DATE: SATURDAY, November 6, 1993                   TAG: 9311060130
SECTION: NATIONAL/INTERNATIONAL                    PAGE: A3   EDITION: METRO 
SOURCE: Chicago Tribune
DATELINE: CHICAGO                                LENGTH: Medium


FISCAL PROBLEMS THREATEN CHURCHES, RESEARCHERS SAY

God is alive, but national church denominations in the United States are dying.

That's the message of a Christian research and service organization that has spent five years monitoring donations to religion. If certain trends in church giving don't change, the researchers say, churches will be extinct at the national level in the year 2048.

Year after year, a national report on philanthropy shows that Americans are giving more and more to charity and that the biggest share goes to religion.

At the same time, however, more and more religious denominations are finding themselves in financial trouble.

The most recent rosy figures from the "Giving USA" report show that Americans contributed $124 billion to charity last year, up more than 6 percent from the previous year. And of that amount, $57 billion went to religion, a 5 percent increase from 1991.

But that glow doesn't seem to be warming a lot of churches.

The Evangelical Lutheran Church in America recently attributed a million-dollar cutback in its national budget to income shortfall.

Financial woes also prompted the Presbyterian Church (USA) to combine a $7 million budget cut with staff layoffs at national headquarters. Episcopal, Roman Catholic and Southern Baptist churches complain of similar fiscal headaches.

Why are their coffers getting shallower and shallower even as donors are digging deeper and deeper into their pockets?

There isn't one easy, all-encompassing response. Part of the answer is that increased costs often outpace increased contributions.

But empty tomb inc., a small Christian research group in Champaign, Ill., suggests a simpler truth - namely, that contributions aren't really increasing.

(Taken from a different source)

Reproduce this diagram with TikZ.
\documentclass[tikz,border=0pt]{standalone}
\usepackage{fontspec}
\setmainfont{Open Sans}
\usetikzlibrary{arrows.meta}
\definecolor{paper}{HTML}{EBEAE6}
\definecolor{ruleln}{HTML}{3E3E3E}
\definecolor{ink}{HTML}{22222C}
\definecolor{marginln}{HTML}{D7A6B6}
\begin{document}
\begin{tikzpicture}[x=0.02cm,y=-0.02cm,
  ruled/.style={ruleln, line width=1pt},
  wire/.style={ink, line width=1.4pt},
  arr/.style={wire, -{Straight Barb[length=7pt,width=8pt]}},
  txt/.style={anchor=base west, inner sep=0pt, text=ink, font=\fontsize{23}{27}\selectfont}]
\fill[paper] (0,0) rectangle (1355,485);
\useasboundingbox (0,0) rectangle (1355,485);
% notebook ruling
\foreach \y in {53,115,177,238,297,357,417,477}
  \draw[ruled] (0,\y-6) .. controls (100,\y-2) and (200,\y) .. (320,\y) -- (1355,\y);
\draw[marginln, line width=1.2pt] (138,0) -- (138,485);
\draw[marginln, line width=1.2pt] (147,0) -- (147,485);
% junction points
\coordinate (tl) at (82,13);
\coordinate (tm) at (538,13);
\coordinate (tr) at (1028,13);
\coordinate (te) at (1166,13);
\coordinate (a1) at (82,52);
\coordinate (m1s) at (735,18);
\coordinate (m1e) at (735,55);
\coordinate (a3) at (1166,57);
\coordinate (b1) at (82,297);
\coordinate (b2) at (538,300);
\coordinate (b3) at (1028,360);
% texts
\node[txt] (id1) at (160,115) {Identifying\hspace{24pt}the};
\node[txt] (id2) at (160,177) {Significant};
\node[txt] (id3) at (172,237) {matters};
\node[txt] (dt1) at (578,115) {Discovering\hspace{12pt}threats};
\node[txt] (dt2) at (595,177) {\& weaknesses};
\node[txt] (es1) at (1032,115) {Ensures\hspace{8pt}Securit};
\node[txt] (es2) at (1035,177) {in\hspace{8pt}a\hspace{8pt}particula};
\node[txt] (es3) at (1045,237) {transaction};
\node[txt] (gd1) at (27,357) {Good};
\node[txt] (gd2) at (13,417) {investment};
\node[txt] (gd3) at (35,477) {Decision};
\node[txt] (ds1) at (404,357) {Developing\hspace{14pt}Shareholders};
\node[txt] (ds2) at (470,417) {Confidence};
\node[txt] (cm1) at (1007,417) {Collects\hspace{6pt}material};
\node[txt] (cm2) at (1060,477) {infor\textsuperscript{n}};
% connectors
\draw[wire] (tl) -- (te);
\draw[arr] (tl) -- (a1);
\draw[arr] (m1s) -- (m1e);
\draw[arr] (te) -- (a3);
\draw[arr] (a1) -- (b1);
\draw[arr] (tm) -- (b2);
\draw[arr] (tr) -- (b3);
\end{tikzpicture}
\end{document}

For most of the recent years that the American Association of Fund-Raising Counsel has published "Giving USA" annual reports that Americans are giving more and more to religion, empty tomb has issued reports stating that Americans are giving less and less in terms of percentage of their incomes.

And this year, the researchers at empty tomb think they see the bottom: It is the year 2048.

They say that percentage of income donated by church members has decreased to 2.54 percent from 3.09 percent since 1968. That translates into millions of dollars. And the portion given to "benevolences," including national denominational offices, has dropped to only .44 percent from .65 percent.

If that downward trend isn't slowed, the researchers project that members will be giving nothing to their national church budgets in 55 years.